MBBS, M.D (Radio Diagnosis) (OSM) Gold Medallist

10+ years Experience

Frequently Asked Question

Q: What is radiation oncology, and how does it differ from other cancer treatments?

A: Radiation oncology is a branch of medicine that uses targeted radiation therapy to treat cancer. Unlike chemotherapy, which uses drugs to kill cancer cells throughout the body, radiation therapy delivers focused radiation beams directly to the tumor site, minimizing damage to surrounding healthy tissues. Surgery removes cancerous tumors physically, while radiation therapy destroys cancer cells using high-energy radiation.

Q: What types of cancers can be treated with radiation therapy?

A: Radiation therapy can be used to treat a wide range of cancers, including but not limited to breast cancer, lung cancer, prostate cancer, brain tumors, head and neck cancers, gynecological cancers, and gastrointestinal cancers. The suitability of radiation therapy depends on factors such as the type, size, location, and stage of the cancer, as well as the patient’s overall health.

Q: How does radiation therapy work, and what are the different techniques used?

A: Radiation therapy works by damaging the DNA of cancer cells, preventing them from dividing and growing. There are various techniques used in radiation therapy, including external beam radiation therapy (EBRT), which delivers radiation from outside the body using a machine called a linear accelerator, and brachytherapy, which involves placing radioactive sources directly into or near the tumor site. Stereotactic radiosurgery (SRS) and stereotactic body radiation therapy (SBRT) deliver highly precise and concentrated doses of radiation to tumors, typically requiring fewer treatment sessions.

Q: What are the side effects of radiation therapy, and how are they managed?

A: Common side effects of radiation therapy may include fatigue, skin irritation or redness at the treatment site, nausea, and changes in bowel habits or urinary function, depending on the area being treated. Side effects typically resolve after treatment ends, but supportive care measures such as skin creams, medications, and dietary adjustments can help manage symptoms during treatment.

Q: How long does a course of radiation therapy typically last?

A: The duration of radiation therapy treatment varies depending on factors such as the type of cancer, the size and location of the tumor, and the overall treatment goals.

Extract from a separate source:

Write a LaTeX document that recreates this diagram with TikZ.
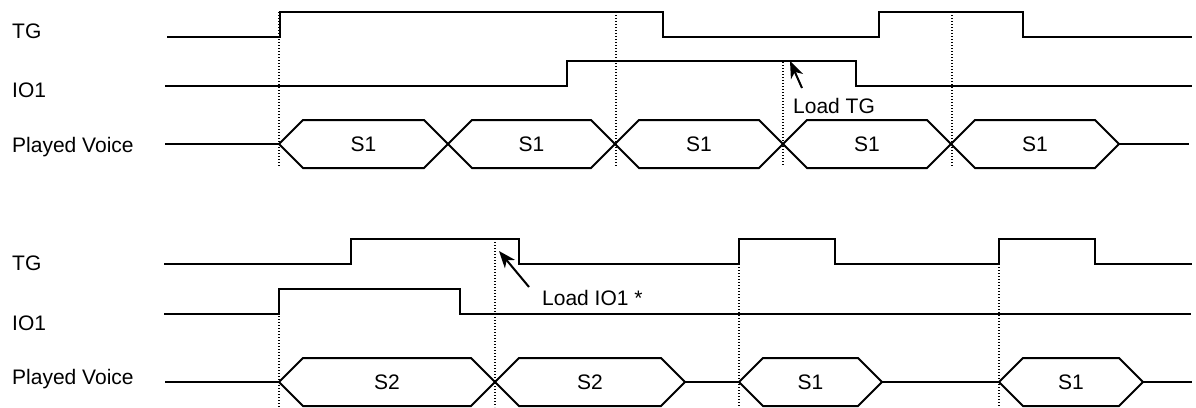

Some patients may undergo a course of radiation therapy over several weeks, with daily treatments scheduled Monday through Friday, while others may receive shorter courses of treatment depending on their individual circumstances

Q: What should I expect during a radiation therapy session?

A: During a radiation therapy session, you will lie comfortably on a treatment table while the radiation therapist positions you precisely using imaging technology. The radiation machine will deliver the prescribed dose of radiation to the tumor site, a process that typically lasts a few minutes. You will not feel the radiation during treatment, and the experience is painless.

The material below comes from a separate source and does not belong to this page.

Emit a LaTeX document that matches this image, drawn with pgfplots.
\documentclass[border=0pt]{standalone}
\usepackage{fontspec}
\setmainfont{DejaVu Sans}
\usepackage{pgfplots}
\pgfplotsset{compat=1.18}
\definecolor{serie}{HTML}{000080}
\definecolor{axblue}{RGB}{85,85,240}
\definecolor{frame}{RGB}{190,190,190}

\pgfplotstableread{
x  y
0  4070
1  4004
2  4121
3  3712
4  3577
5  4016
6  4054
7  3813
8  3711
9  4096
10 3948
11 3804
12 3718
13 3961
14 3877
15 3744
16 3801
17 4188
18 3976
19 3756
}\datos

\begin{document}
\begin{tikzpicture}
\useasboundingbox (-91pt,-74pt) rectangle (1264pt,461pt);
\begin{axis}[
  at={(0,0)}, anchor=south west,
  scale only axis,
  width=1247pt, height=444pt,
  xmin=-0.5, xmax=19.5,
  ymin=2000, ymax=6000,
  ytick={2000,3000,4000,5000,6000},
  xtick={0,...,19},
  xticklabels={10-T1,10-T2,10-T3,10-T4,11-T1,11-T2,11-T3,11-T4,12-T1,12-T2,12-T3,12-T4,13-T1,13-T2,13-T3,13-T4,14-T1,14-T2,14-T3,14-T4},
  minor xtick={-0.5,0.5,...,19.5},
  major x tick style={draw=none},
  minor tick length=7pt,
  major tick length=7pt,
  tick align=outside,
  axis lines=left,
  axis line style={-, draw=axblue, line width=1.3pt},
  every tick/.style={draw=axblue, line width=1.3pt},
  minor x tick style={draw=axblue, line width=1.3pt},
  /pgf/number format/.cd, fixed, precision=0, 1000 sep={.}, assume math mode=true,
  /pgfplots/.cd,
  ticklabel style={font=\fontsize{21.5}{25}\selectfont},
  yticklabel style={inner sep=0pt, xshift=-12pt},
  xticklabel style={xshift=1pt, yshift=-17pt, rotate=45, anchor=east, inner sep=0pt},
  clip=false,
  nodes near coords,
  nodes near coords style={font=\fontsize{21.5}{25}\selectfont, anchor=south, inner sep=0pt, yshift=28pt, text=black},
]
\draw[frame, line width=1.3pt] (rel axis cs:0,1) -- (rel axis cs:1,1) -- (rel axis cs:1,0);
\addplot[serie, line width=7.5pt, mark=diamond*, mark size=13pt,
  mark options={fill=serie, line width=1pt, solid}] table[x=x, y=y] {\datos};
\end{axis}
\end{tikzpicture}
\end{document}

Q: Are there any lifestyle changes I should make during radiation therapy?

A: While undergoing radiation therapy, it’s essential to maintain a healthy lifestyle, including eating a balanced diet, staying hydrated, getting regular exercise, and getting plenty of rest. Avoiding smoking and alcohol consumption can also help support your body’s ability to heal and recover during treatment.

Q: Will I be able to continue working or carrying out daily activities during radiation therapy?

A: Many patients are able to continue working and carrying out their daily activities during radiation therapy, although some may experience fatigue or other side effects that affect their energy levels. It’s essential to listen to your body and prioritize self-care during treatment, including taking breaks and seeking support from loved ones or healthcare professionals as needed.

Q: How do I know if radiation therapy is the right treatment option for me?

A: Your healthcare team, including radiation oncologists and other specialists, will carefully evaluate your medical history, cancer type, stage, and overall health to determine the most appropriate treatment plan for you. They will discuss the potential benefits and risks of radiation therapy, as well as alternative treatment options, to help you make an informed decision about your care.